On Monday, February 11, SPEAK hosted “What’s Your EQ? The Importance of Emotional Intelligence in the Legal Profession,” a panel discussion on the need to develop and increase emotional intelligence while in law school in order to be better prepared to enter the workforce. The featured speakers were:
Greg Gorospe, a partner at Jones Day, focusing on real estate law and corporate finance
Susan Tobin, Ohio Legal Rights Services General Counsel
Christopher Walker, Assistant Professor of Law at The Ohio State University Moritz College of Law, focusing on constitutional litigation and administrative law
The event was moderated by Moritz 3L Nicole Chatham, who set the tone for the event by introducing the audience to the concept of emotional intelligence as it relates to both law school and the workplace. In doing so, she noted that the goal of SPEAK is to foster communication among and between the faculty and students of Moritz and that, in preparing for this event, she was struck by how well the development of emotional intelligence aligns with the organization’s goals. Further, this concept is highly important to employers right now. Studies have shown that a manager’s level of emotional intelligence is correlated with the productivity of the division of a company she is responsible for. A division led by a manager with a high level of emotional intelligence can overperform by up to 20%, whereas a division led by a manager with a low level of emotional intelligence can underperform by up to 20%.
First, the panelists were asked to discuss their personal backgrounds and how their experiences had developed their perception of emotional intelligence.
Ms. Tobin and Mr. Gorospe evolved the discussion by reflecting on their childhood experiences. Ms. Tobin noted that she grew up in Cleveland during a time when the city was ahead of its time in terms of becoming racially diverse. She observed that a major issue the city was forced to overcome was kids coming from different areas into integrated elementary schools. Further, she faced challenges in terms of gender discrimination head-on, as she was the first female to try out for men’s tennis team in high school. These experiences meant that, early on, she developed a sense of social justice and injustice. Mr. Gorospe spoke about the challenges his father faced as a pathologist in Warren, OH. He came from the Philippines into a community where there wasn’t a large Asian population.
Professor Walker suggested that emotional intelligence is something you learn by trial and error. To illustrate this point, he used examples from his own life. In high school, he put on a “diversity week” in collaboration with his classmates, coming away believing the event to have been successful. Later, the school newspaper published a letter asking how the school could celebrate Asian American cultural day on December 7,
He also tied emotional intelligence into the concept of “learned fundamental attribution differences.” In short, this phenomenon occurs when someone else does something that offends us. When they do so, we have a tendency to ascribe a moral deficit to them. Understanding and working around this belief is integral to success in the legal system.
Next, the panelists discussed professional experiences that they’ve had that were affected by emotional intelligence or a lack thereof.
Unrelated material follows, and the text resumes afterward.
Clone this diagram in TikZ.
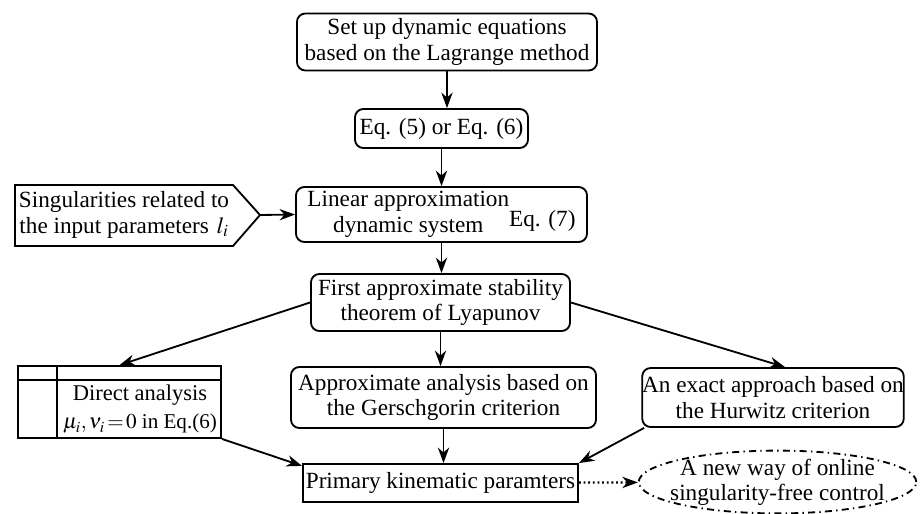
\documentclass[tikz,border=0pt]{standalone}
\usepackage{mathptmx}
\usepackage{fontspec}
\setmainfont{Liberation Serif}
\usetikzlibrary{positioning,arrows.meta,shapes.geometric}

\begin{document}
\begin{tikzpicture}[x=0.025cm,y=-0.025cm,
	font=\fontsize{16.5pt}{18pt}\selectfont,
	rbox/.style={draw,line width=1.3pt,rounded corners=6pt,align=center,inner sep=0pt},
	sbox/.style={draw,line width=1.3pt,align=center,inner sep=0pt},
	arr/.style={-{Stealth[length=11pt,width=8pt,inset=3.5pt]},line width=1.3pt}]

\useasboundingbox (0,0) rectangle (920,513);

\node[rbox,minimum width=7.5cm,minimum height=1.425cm] (setup) at (447,42) {Set up dynamic equations\\based on the Lagrange method};
\node[rbox,minimum width=4.325cm,minimum height=0.975cm] (eqs) at (441.5,128.5) {Eq. (5) or Eq. (6)};
\node[rbox,minimum width=7.275cm,minimum height=1.375cm] (linear) at (441.5,214.5) {\begin{tabular}{@{}c@{}}Linear approximation\\dynamic system\end{tabular}\raisebox{-0.25em}{Eq. (7)}};
\node[rbox,minimum width=6.475cm,minimum height=1.425cm] (lyap) at (440.5,302.5) {First approximate stability\\theorem of Lyapunov};
\node[rbox,minimum width=7.625cm,minimum height=1.525cm] (gersch) at (443.5,397.5) {Approximate analysis based on\\the Gerschgorin criterion};
\node[rbox,minimum width=6.4cm,minimum height=1.475cm] (hurw) at (773,397.5) {An exact approach based on\\the Hurwitz criterion};
\node[sbox,minimum width=6.875cm,minimum height=0.95cm] (prim) at (440.5,483) {Primary kinematic paramters};
\node[draw,ellipse,line width=1.3pt,dash pattern=on 5pt off 3pt on 1pt off 3pt,align=center,inner xsep=-6.5pt,inner ysep=-0.8pt] (online) at (777.5,482) {A new way of online\\singularity-free control};

% input singularities
\draw[line width=1.3pt] (15,185) -- (233,185) -- (260,215) -- (233,246) -- (15,246) -- cycle;
\coordinate (stip) at (260,215);
\node[align=center] (sing) at (124,215) {Singularities related to\\the input parameters\,\,$l_i$};

% direct analysis table
\node[sbox,minimum width=5.075cm,minimum height=1.8cm] (table) at (119.5,402) {};
\draw[line width=1.3pt] ([yshift=-0.375cm]table.north west) -- ([yshift=-0.375cm]table.north east);
\draw[line width=1.3pt] ([xshift=1cm]table.north west) -- ([xshift=1cm]table.south west);
\node[align=center,font=\fontsize{16pt}{20pt}\selectfont] (direct) at (140,409.5) {Direct analysis\\{\fontsize{15pt}{20pt}\selectfont$\mu_i{,}\,\nu_i\,{=}\,0$ in Eq.(6)}};

\draw[arr] (setup.south) -- (setup.south |- eqs.north);
\draw[arr] (eqs) -- (eqs |- linear.north);
\draw[arr] (stip) -- (linear.west);
\draw[arr] (linear) -- (linear |- lyap.north);
\draw[arr] (lyap) -- (lyap |- gersch.north);
\draw[arr] (lyap.west) -- (table.north);
\draw[arr] (lyap.east) -- ([xshift=0.3cm]hurw.north);
\draw[arr] (table.south east) -- ([yshift=-2pt]prim.north west);
\draw[arr] (gersch) -- (gersch |- prim.north);
\draw[arr] ([xshift=2pt]hurw.south west) -- (prim.north east);
\draw[arr,dotted,line width=1.6pt] (prim) -- (online);

\end{tikzpicture}
\end{document}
Ms. Tobin said that she deals with people lacking in emotional intelligence on a regular basis, given that her agency advocates for people with disabilities and the widespread stigma and devaluation of people with disabilities. She tied this in to the reaction to the school shooting in Newtown, CT and the assumption that people suffering from mental illness are more dangerous than the rest of the population. She also cited the use of seclusion rooms by Columbus City Schools to deal with children who have emotional disturbances and other disabilities. Professor Walker discussed a trial where he represented Isreali corporation against an American corporation. The counsel for the American corporation talked in the opening statement about how Professor Walker’s client client was from Israel and their base of operations was in Tel Aviv. Therefore, the firm was “taking jobs from Americans.” In short, the attorney presented a xenophobic case for why they should win, which violates common standards of emotional intelligence. Mr. Gorospe spoke about an incident that occurred when the economy collapsed. A young associate who historically performed well eventually stopped coming to work because of lack of assignments coming in due to economy. It turned in to a teaching moment for older associates, when Mr. Gorospe examined the driving factors of his behavior. He had always been successful and couldn’t understand why work wasn’t coming his way. After addressing the situation, the associate’s performance improved markedly.
The panelists also discussed the consequences that lack of emotional intelligence can have in the workplace. Ms. Tobin said that a lack of emotional intelligence will cause productivity to go down. At times, people are promoted for reasons other than emotional intelligence, which later negatively impacts the organization because their managers don’t have that skill when leading their employees people. Professor Walker stated that culturally competent leaders are better at what they do because that skill leads to more creativity and more empathy. Mr. Gorospe noted that lawyers have a very low level of emotional intelligence in comparison to other professions. Given that law is a customer-based industry, he said this can have devastating effects on productivity. Lawyers are generally resistant to change, which may be impacting the effectiveness of large law firms. Middle market firms are the most successful right now, which may be because their size promotes quicker change.
After taking a number of audience questions, another SPEAK event came to a close. We’d like to thank all of the audience members in attendance, the SPEAK executive board for their work in preparation for the event, and, most importantly, our wonderful speakers for contributing their valuable insight to this important discussion.